Novo partido, que
enfrenta sistema político e poder econômico, avança, reage a chantagens,
mobiliza quem estava paralisado. Experiência pode ser reproduzida?
Boaventura de Sousa
Santos – Outras Palavras
Escrevo esta
crónica da Índia, onde tenho estado nas últimas três semanas. Na década
passada, a Índia foi avassalada pelo mesmo modelo de desenvolvimento neoliberal
que a direita europeia e seus agentes locais estão a impor no Sul da Europa. As
situações são dificilmente comparáveis mas têm três características comuns: concentração
da riqueza, degradação das políticas sociais (saúde e educação), corrupção
política sistêmica, alastrando-se para todos os principais partidos envolvidos
na governação e sectores da administração pública. A frustração dos cidadãos
perante a venalidade da classe política levou um velho ativista neo-gandhiano,
Anna Hazare, a organizar em 2011 um movimento de luta contra a corrupção que
ganhou grande popularidade e transformou as greves de fome do seu líder num
acontecimento nacional e até internacional. Em 2013, um vasto grupo de adeptos
decidiu transformar o movimento em partido, a que chamaram o partido do homem
comum (Aam Aadmi Party, AAP).
O partido surgiu
sem grandes bases programáticas, para além da luta contra a corrupção, mas com
uma forte mensagem ética: reduzir os salários dos políticos eleitos, proibir a
renovação de mandatos, assentar o trabalho militante em voluntários e não em
funcionários, lutar contra as parcerias público-privadas em nome do interesse
público, erradicar a praga dos consultores, através dos quais interesses
privados se transformam em públicos, promover a democracia participativa como
modo de neutralizar a corrupção dos dirigentes políticos. Dada esta base ética,
o partido recusou-se a ser classificado como de esquerda ou de direita,
dando voz ao sentimento popular de que, uma vez no poder, os dois grandes
partidos de governo pouco se distinguem.
Em dezembro
passado, o partido concorreu às eleições municipais de Nova Déli e, para
surpresa dos próprios militantes, foi o segundo partido mais votado e o único
capaz de formar governo. O governo foi uma lufada de ar fresco, e em fevereiro
o AAP era o centro de todas as conversas. Consistente com o seu magro programa,
o partido propôs duas leis, uma contra a corrupção e outra instituindo o
orçamento participativo no governo da cidade, e exigiu a redução do preço da
energia eléctrica, considerado um caso paradigmático de corrupção política.

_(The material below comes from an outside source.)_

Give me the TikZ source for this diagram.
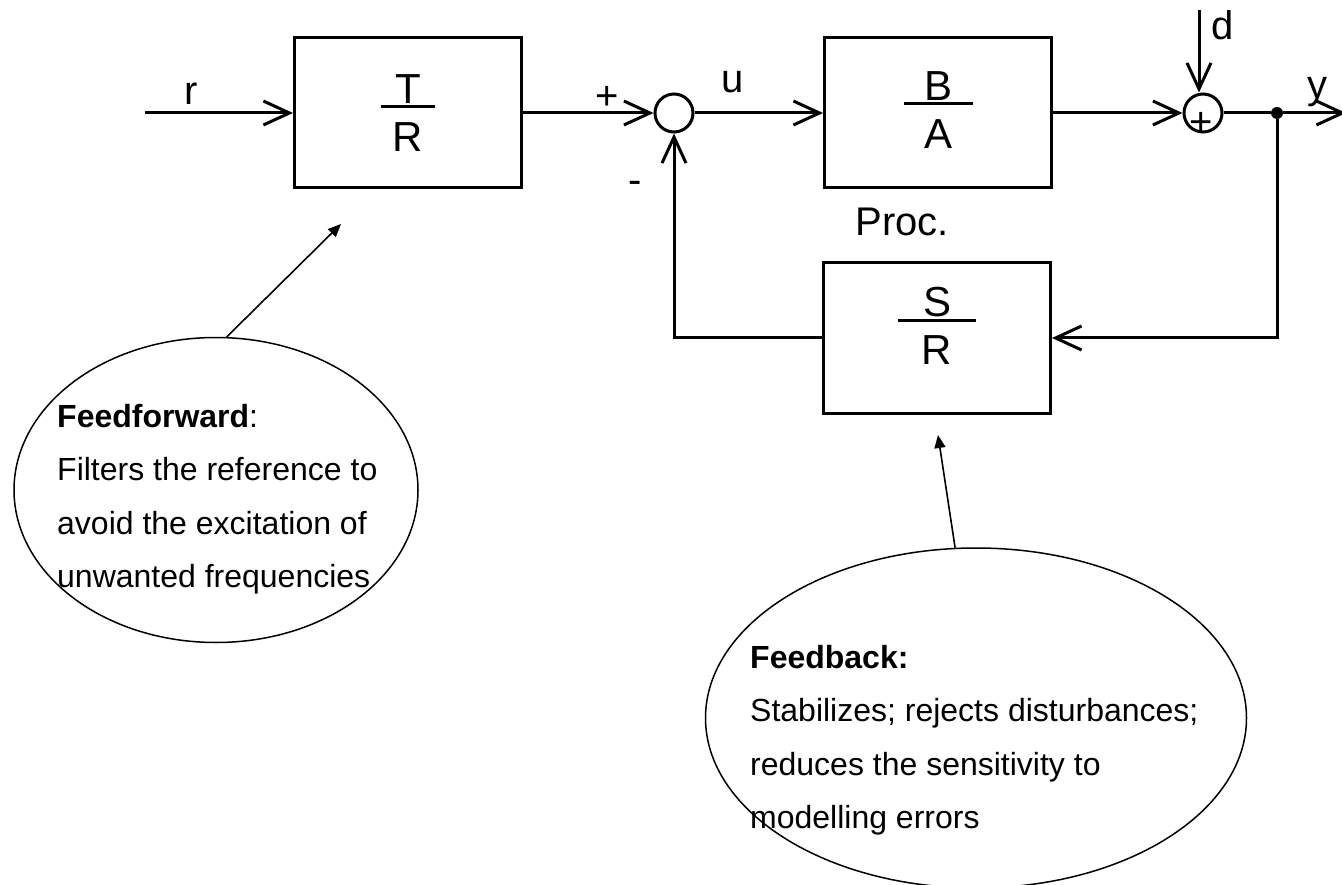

Como era um governo minoritário, dependia dos aliados na assembleia municipal.
Quando o apoio lhe foi negado, demitiu-se em vez de fazer cedências. Esteve 49
dias no poder e a sua coerência fez com que visse aumentar o número de adeptos
depois da demissão.
Perplexo, perguntei
a um colega e amigo, que durante 42 anos fora militante do Partido Comunista da
Índia e durante 20 anos membro do comitê central, o que o levara a aderir ao
AAP: “fomos vítimas do veneno com que liquidamos os nossos melhores,
favorecendo uma burocracia cujo objetivo era manter-se no poder a qualquer
preço. É tempo de começar de novo e como militante-voluntário de base”. Outro
colega e amigo, socialista e votante fiel do Partido do Congresso (o
centro-esquerda indiano): “aderi quando vi o AAP enfrentar Mukesh Ambani, o
homem mais rico da Ásia, cujo poder de fixar as tarifas de eletricidade é tão
grande quanto o de nomear e demitir ministros, incluindo os do meu partido”.
Suspeito que tarde
ou cedo vai surgir em Portugal o partido do homem e da mulher comuns. Já tem
nome e muitos adeptos. Chamar-se-á Partido do 25 de Abril. Quarenta anos depois
da Revolução, será a resposta política aos que, aproveitando um momento de
debilidade, destruíram em três anos o que construímos durante quarenta anos. O
25 de Abril é o nome do português e da portuguesa comum cuja dignidade não está
à venda no mercado dos mercenários, onde todos os dias se vende o país. Será um
partido de tipo novo que estará presente na política portuguesa, quer se
constitua ou não. Se se constituir, terá o voto de muitas e muitos; se não se
constituir, terá igualmente o voto de muitas e muitos, na forma de voto em
branco. Por uma ou por outra via, o Partido do 25 de Abril não esperará pelo
próximo livro de Joseph Stiglitz, Prêmio Nobel da Economia, onde ele explicará
como o FMI destruiu o Sul da Europa com a conivência da UE.